Armin Amrolia, Executive Director of Development & Asset Strategies at BC Housing, noted that they recently added student housing into their housing continuum model. She discussed the impact of the new NHS on non-profits and co-operatives in BC: almost 30,000 units will expire by 2033 (15,000 by 2025 and 14,000 by 2033). Expiry means the end of government subsidy, the end of the requirement to make financial/administrative reports to BC Housing or CMHC, and the end of rental subsidies for tenants in many cases. There are about 21 active redevelopment projects (total 1,745 units) who have approached BC Housing about redeveloping their units as affordable housing now that their contracts have expired. BC Housing’s low-cost financing tool allows up to 100% financing on construction, with an interest rate of 1/16%, no loan insurance required, and a 1% loan fee. Take-out financing for non-profits allows 100% financing, a competitive bulk rate of 2.9% over a 10-year term, CMHC loan insurance of $75/unit (max $5000) and an amortization term of 35 years. These are extremely attractive rates for non-profits and developers.

  • Lynnhaven, Abbotsford: the society owned 40 detached units for low-income seniors. In 2010 the society approached BC Housing for a land swap that would allow them to build 64 bachelor units closer to amenities. The developer provided the up-front costs and the project funding came through the Community Partnership Initiative. The new units were built first so that the existing tenants could be rehoused before the older land was redeveloped. The project also received funding from CMHC, the City of Abbotsford, and the society used some of their own equity.
  • Kiwanis Court, Richmond: Richmond Kiwanis Seniors Citizens Housing Society owned a building with 122 units for low- to moderate-income seniors. Their partners were City of Richmond, Polygon Homes and BC Housing. The society retained about 1/3 of the property and 2/3 would go to the developer. The society retained the affordability they required, while the developer built a market rate project next to the affordable building. The unit number increased by 174 units. All of the tenants were rehoused during the redevelopment project and then relocated to the new building. Again, the society provided some equity, as well as the City providing some funding in their budget.
  • Pleasantvale, Kelowna: the Society of Hope operated a 50-unit building for low- to moderate-income seniors. They approached BC Housing and the City of Kelowna–the society was willing to put their site up for redevelpment and the City provided two adjoining plots to develop 50 one-bedroom units and 20 townhouses. Again, the tenants were all relocated during construction and then rehoused in the new project. The City provided some funding and a development charge credit as well.

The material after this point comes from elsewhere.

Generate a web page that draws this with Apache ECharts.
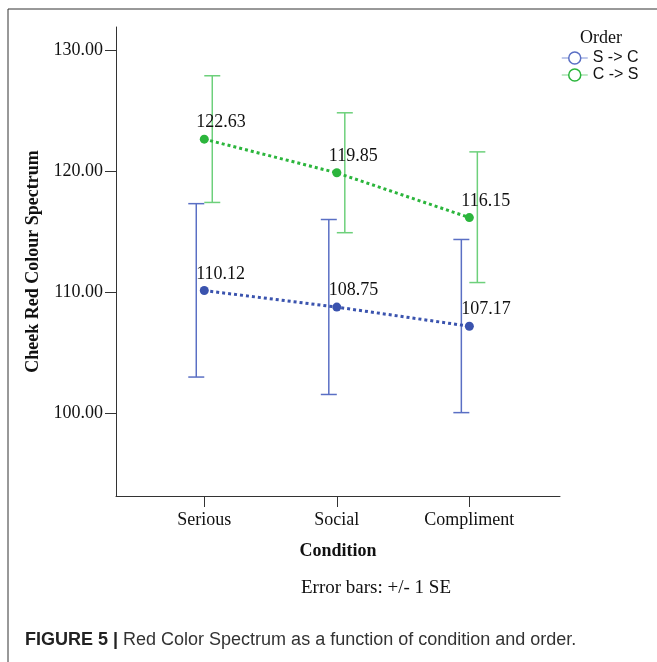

Kaeley Wiseman, MCIP, RPP, Manager of Planning & Development at M’akola Development Service. M’akola Housing Society has 1,600 units on Vancouver Island. Their Development Service helps non-profits understand the complexity of housing development. M’akola is also working on a lot of redevelopment projects with the end of operating agreeements. Traditionally, their affordable housing concept included low-density (townhouses), small household sizes, isolated sites often removed from communities (often the only available parcel of land), often reliant on subsidies. This model describes most of the housing M’akola currently operates. The pro-initiative model includes higher density (mixed-use and taller buildings), serves more families and a diverse mix of residents, has lower utility costs for tenants, focuses on tenant education, focuses on affordability in construction, meets tenant needs through in-houses services/supports, has shared spaces (allowing non-profits more ownership of their building through commercial space), allows internal mobility/flexibility and is operationally sustainable (e.g. without subsidy). Kaeley emphasized the need for a clear vision and mission, the development of partnerships to help fund a redevelopment project, and early and ongoing communication with levels of government (municipalities/regions, province).

Juliet Van Vliet, Director of Lands, Public Works and Resources for Toquaht Nation (and SCARP alumni–shout-out!) noted that the Nations have something to teach municipal governments in accessing federal funding (and it seems, developing a clear vision/priority for affordable housing). Toquat Housing was in treaty negotiations from 1991-2011, which meant lack of clarity on housing tenure in 10 houses. There were also major issues with water quality and infrastructure (a waste water treatment facility and fiber optic network were completed in 2016). The Nation worked hard on developing a clear vision on housing, engaging residents as part of an Official Community Plan (2012-2015), establishing a home ownership program (2016-2018) and setting aside $320,000 towards rental housing in their 2016 budget, an identified need. This money (equity cash from the claim settlement) was used to leverage an additional $1 million from CMHC to build eight units in total). UBC students also supported the planning for new housing. The new units are to be affordable based on the needs of low-income residents ($587 average unit rent, with deep affordability available), will be Nation-owned on Toquat lands, and will include a gathering space which is also lacking in the community. Some of the materials used include local cedar which was milled in the community.

These projects are amazing illustrations of what has been possible even without the new funding the NHS will be providing. I’ll be sharing them with my students in housing policy.